#### Dataset excerpt
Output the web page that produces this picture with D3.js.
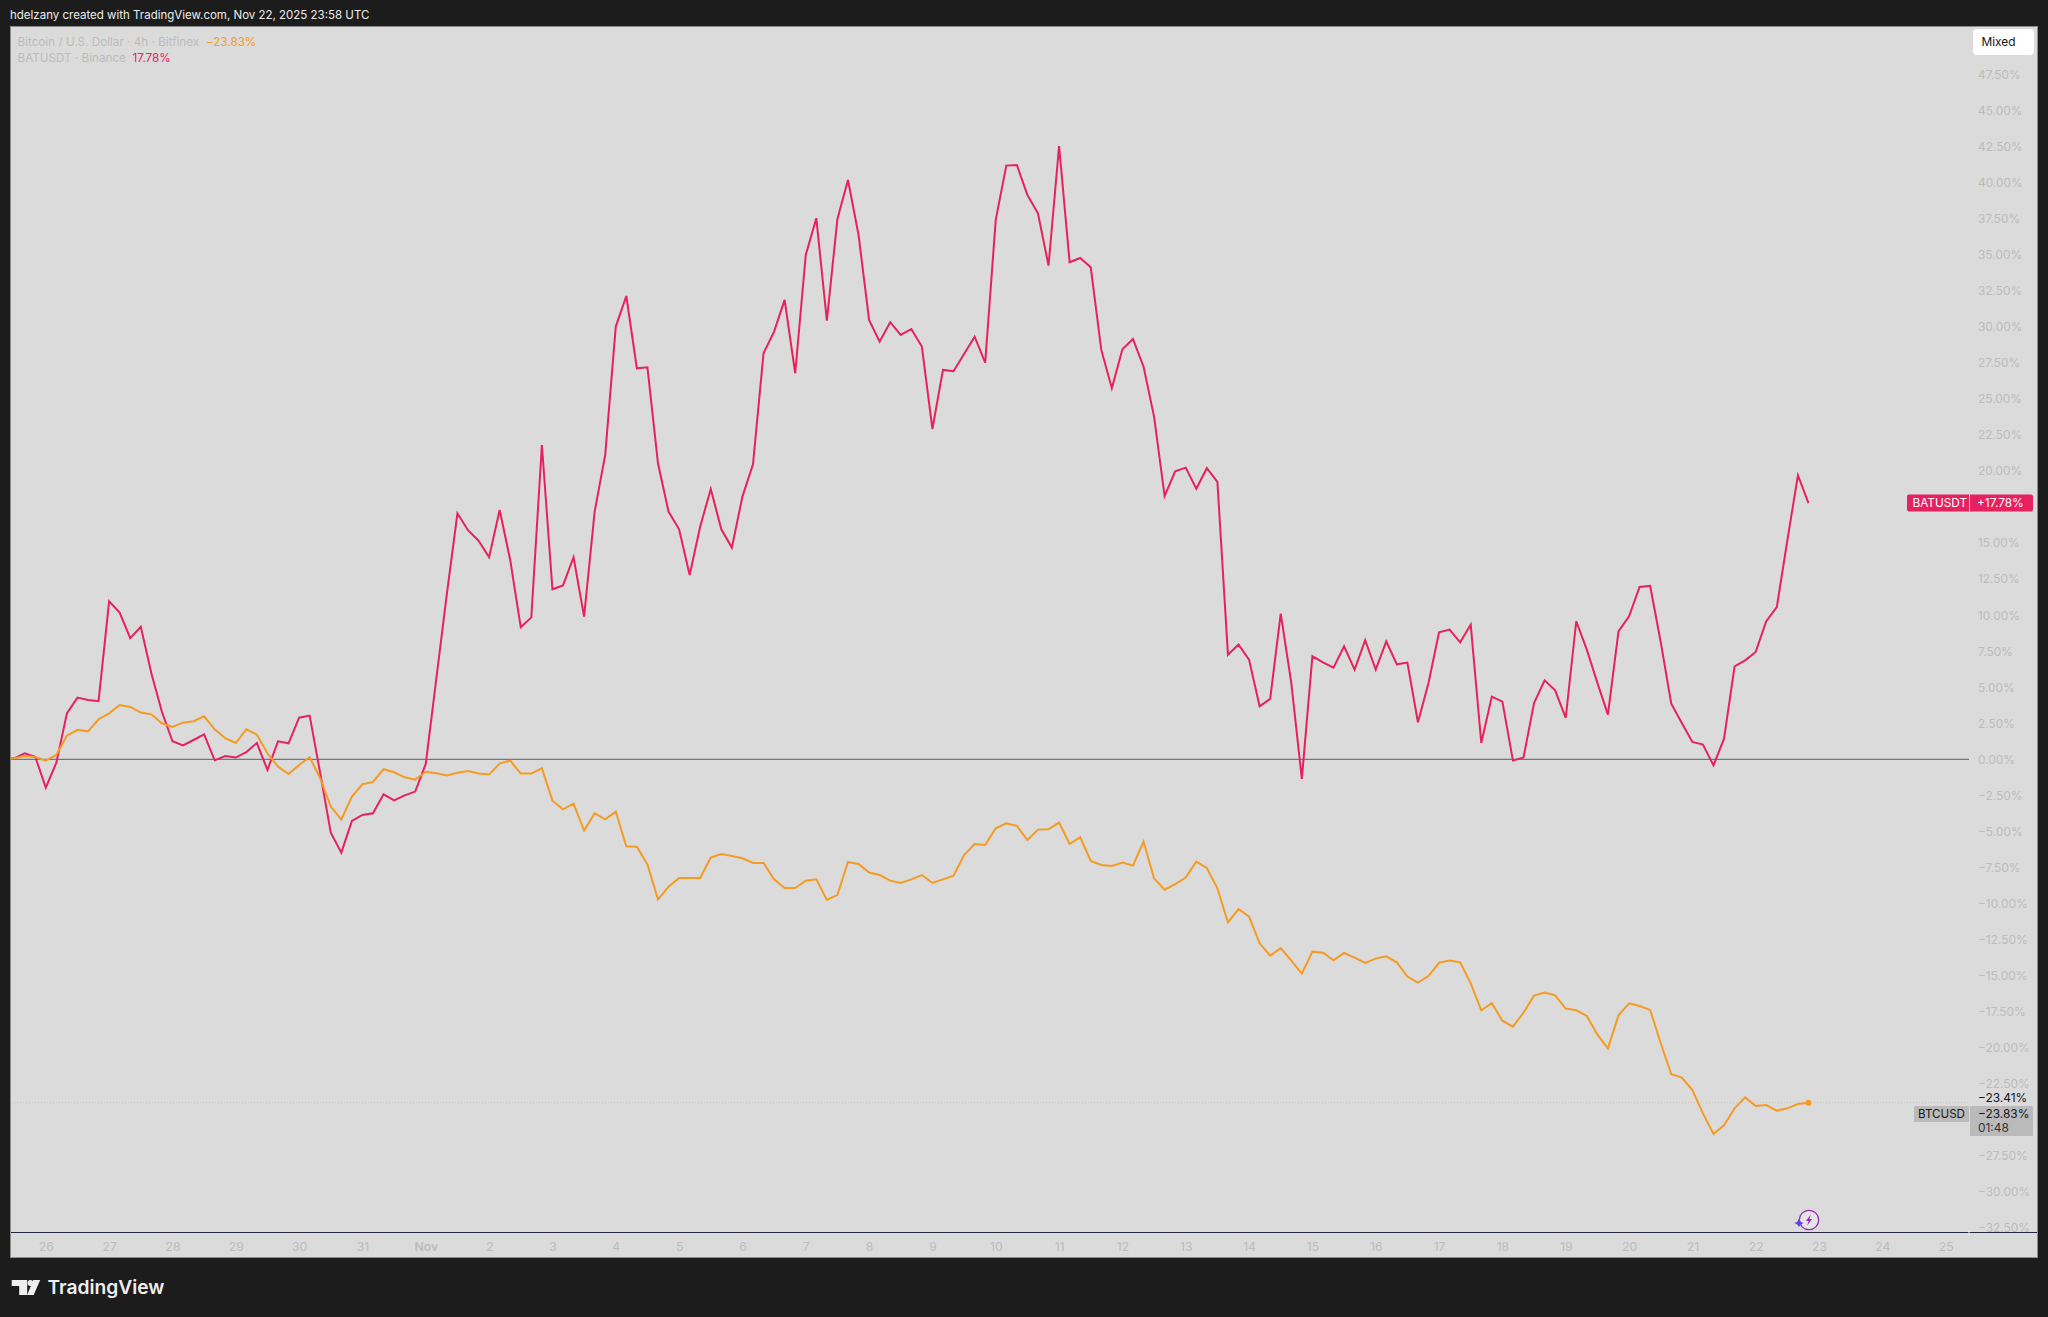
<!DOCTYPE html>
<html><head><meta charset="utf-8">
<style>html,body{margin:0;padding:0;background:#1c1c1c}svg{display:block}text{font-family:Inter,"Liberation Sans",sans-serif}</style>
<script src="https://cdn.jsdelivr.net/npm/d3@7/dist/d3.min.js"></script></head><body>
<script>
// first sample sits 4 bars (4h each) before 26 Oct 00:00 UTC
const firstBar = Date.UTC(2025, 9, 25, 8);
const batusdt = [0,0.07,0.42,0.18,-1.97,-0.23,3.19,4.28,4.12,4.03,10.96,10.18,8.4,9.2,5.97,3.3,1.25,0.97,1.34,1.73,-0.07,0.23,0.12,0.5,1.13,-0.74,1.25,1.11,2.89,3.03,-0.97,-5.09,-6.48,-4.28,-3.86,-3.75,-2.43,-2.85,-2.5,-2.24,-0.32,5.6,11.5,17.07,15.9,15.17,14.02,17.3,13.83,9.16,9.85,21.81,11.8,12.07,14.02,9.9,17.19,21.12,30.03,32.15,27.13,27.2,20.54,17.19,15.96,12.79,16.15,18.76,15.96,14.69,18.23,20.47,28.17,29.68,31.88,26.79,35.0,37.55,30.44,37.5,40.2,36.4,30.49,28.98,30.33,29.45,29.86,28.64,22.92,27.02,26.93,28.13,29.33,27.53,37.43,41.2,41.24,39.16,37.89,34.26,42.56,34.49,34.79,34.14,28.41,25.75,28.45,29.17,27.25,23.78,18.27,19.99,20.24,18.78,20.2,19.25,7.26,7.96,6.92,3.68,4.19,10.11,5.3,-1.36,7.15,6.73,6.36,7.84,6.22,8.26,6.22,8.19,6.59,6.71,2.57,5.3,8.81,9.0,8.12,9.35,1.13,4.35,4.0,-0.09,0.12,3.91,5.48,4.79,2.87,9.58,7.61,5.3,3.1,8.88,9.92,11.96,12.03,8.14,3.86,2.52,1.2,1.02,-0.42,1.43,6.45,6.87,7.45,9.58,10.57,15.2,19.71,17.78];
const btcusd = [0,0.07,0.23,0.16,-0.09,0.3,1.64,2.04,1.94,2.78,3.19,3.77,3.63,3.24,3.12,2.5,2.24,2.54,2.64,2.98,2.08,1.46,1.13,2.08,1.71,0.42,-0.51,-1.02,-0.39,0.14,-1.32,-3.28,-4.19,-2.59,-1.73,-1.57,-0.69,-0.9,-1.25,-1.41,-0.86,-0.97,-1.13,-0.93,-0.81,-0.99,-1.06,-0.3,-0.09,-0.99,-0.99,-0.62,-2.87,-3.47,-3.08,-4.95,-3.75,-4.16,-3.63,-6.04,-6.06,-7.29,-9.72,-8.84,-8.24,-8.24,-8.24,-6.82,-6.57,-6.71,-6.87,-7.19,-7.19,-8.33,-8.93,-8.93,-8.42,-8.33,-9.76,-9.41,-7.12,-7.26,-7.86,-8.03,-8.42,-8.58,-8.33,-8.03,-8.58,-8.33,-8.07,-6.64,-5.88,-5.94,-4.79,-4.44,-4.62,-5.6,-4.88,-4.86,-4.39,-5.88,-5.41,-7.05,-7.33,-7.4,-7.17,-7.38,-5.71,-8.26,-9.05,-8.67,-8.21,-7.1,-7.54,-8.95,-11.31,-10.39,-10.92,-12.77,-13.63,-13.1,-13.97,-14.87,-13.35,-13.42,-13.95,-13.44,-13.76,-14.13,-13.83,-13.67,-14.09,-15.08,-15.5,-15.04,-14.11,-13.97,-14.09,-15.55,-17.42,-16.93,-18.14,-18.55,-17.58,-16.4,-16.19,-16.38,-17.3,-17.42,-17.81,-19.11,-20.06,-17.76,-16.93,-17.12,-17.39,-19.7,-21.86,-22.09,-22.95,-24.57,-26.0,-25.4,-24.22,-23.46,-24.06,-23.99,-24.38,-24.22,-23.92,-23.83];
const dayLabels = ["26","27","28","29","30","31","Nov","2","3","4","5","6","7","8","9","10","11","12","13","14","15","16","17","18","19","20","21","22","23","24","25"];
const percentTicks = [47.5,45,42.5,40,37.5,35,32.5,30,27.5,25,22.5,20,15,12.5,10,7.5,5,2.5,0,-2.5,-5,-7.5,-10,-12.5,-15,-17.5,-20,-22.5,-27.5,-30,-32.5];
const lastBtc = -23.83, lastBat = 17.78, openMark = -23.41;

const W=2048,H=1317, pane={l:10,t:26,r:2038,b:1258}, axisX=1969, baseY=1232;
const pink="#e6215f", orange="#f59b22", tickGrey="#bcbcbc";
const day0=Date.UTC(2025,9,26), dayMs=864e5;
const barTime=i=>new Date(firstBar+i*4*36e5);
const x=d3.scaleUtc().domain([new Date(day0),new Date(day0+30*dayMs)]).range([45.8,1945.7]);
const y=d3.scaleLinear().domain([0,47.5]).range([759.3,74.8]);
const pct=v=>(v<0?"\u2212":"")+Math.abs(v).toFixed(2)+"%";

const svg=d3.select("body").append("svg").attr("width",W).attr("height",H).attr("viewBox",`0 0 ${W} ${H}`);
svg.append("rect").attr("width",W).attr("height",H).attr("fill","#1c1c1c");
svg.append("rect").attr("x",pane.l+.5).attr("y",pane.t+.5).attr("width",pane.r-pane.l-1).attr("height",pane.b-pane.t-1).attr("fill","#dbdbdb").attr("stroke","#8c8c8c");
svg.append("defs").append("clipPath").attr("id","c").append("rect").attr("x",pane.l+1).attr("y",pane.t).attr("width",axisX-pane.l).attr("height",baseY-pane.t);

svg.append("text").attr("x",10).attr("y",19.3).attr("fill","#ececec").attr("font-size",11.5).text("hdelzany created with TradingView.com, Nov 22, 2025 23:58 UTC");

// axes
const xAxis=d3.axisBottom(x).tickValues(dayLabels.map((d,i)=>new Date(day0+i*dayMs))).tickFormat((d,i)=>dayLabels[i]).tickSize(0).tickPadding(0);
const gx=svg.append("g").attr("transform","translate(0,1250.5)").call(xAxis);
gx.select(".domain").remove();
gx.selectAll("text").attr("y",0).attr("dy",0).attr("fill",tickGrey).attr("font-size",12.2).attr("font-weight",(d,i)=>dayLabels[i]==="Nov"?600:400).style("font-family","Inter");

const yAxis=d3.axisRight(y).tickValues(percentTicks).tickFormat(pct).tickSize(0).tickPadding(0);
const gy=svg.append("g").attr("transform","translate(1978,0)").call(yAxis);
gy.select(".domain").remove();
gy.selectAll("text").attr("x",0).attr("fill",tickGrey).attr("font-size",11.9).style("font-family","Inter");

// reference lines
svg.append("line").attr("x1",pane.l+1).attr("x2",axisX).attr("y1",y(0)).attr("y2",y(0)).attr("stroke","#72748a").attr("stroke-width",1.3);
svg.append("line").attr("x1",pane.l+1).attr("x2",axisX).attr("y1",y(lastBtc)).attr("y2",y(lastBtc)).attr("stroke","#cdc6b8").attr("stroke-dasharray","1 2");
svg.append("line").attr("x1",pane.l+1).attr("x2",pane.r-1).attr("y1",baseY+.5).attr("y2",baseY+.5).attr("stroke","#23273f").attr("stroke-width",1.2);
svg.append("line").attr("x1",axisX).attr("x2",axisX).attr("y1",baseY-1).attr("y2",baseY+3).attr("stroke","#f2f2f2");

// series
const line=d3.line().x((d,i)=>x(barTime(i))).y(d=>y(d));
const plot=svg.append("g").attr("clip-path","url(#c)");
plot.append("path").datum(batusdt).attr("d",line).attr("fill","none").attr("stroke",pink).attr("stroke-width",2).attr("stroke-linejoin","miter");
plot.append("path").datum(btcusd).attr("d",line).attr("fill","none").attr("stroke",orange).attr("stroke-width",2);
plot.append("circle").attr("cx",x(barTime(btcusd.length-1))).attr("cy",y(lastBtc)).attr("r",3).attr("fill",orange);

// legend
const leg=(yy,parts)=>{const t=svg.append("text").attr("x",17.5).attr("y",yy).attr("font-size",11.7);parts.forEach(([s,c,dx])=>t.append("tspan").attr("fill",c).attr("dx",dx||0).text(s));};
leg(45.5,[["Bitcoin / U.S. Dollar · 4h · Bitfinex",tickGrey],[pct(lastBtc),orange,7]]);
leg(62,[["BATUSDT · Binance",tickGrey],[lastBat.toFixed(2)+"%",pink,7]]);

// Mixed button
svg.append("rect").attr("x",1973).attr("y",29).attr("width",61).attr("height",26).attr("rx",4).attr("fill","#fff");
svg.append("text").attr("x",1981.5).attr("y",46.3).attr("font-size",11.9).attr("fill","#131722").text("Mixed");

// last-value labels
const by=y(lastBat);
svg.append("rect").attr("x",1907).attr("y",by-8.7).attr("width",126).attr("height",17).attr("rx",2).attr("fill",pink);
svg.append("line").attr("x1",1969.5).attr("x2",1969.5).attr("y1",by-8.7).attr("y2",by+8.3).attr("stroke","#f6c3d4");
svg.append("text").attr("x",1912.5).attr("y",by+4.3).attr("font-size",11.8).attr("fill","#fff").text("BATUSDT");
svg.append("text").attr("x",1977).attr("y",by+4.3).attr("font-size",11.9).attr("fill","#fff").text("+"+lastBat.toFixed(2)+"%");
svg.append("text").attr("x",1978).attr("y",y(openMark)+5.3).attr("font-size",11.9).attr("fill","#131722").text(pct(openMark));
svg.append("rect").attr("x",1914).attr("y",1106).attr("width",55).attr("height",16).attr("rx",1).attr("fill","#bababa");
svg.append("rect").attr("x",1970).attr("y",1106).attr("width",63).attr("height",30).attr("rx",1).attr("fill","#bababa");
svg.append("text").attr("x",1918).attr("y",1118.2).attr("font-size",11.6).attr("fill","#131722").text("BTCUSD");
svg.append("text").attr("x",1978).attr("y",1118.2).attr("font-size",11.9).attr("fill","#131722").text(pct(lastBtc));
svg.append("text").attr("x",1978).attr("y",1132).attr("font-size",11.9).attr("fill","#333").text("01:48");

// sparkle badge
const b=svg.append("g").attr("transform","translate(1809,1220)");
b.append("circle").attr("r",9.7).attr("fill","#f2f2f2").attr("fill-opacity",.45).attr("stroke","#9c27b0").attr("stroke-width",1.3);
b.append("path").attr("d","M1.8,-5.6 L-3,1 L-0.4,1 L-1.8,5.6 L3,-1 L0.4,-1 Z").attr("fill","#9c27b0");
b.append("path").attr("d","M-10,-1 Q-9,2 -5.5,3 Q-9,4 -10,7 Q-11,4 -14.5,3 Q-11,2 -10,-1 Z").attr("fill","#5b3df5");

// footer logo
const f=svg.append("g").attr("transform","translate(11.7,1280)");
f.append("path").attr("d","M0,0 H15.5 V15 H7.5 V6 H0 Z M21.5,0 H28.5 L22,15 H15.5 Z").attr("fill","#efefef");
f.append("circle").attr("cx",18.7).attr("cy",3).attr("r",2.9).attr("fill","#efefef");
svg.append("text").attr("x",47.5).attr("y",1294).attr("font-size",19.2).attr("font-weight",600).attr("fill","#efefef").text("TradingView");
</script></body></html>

#### Exercise directions
Using the listing above, pull out all lines that hold the word "with".

#### Completed exercise
Output the web page that produces this picture with D3.js.
svg.append("text").attr("x",10).attr("y",19.3).attr("fill","#ececec").attr("font-size",11.5).text("hdelzany created with TradingView.com, Nov 22, 2025 23:58 UTC");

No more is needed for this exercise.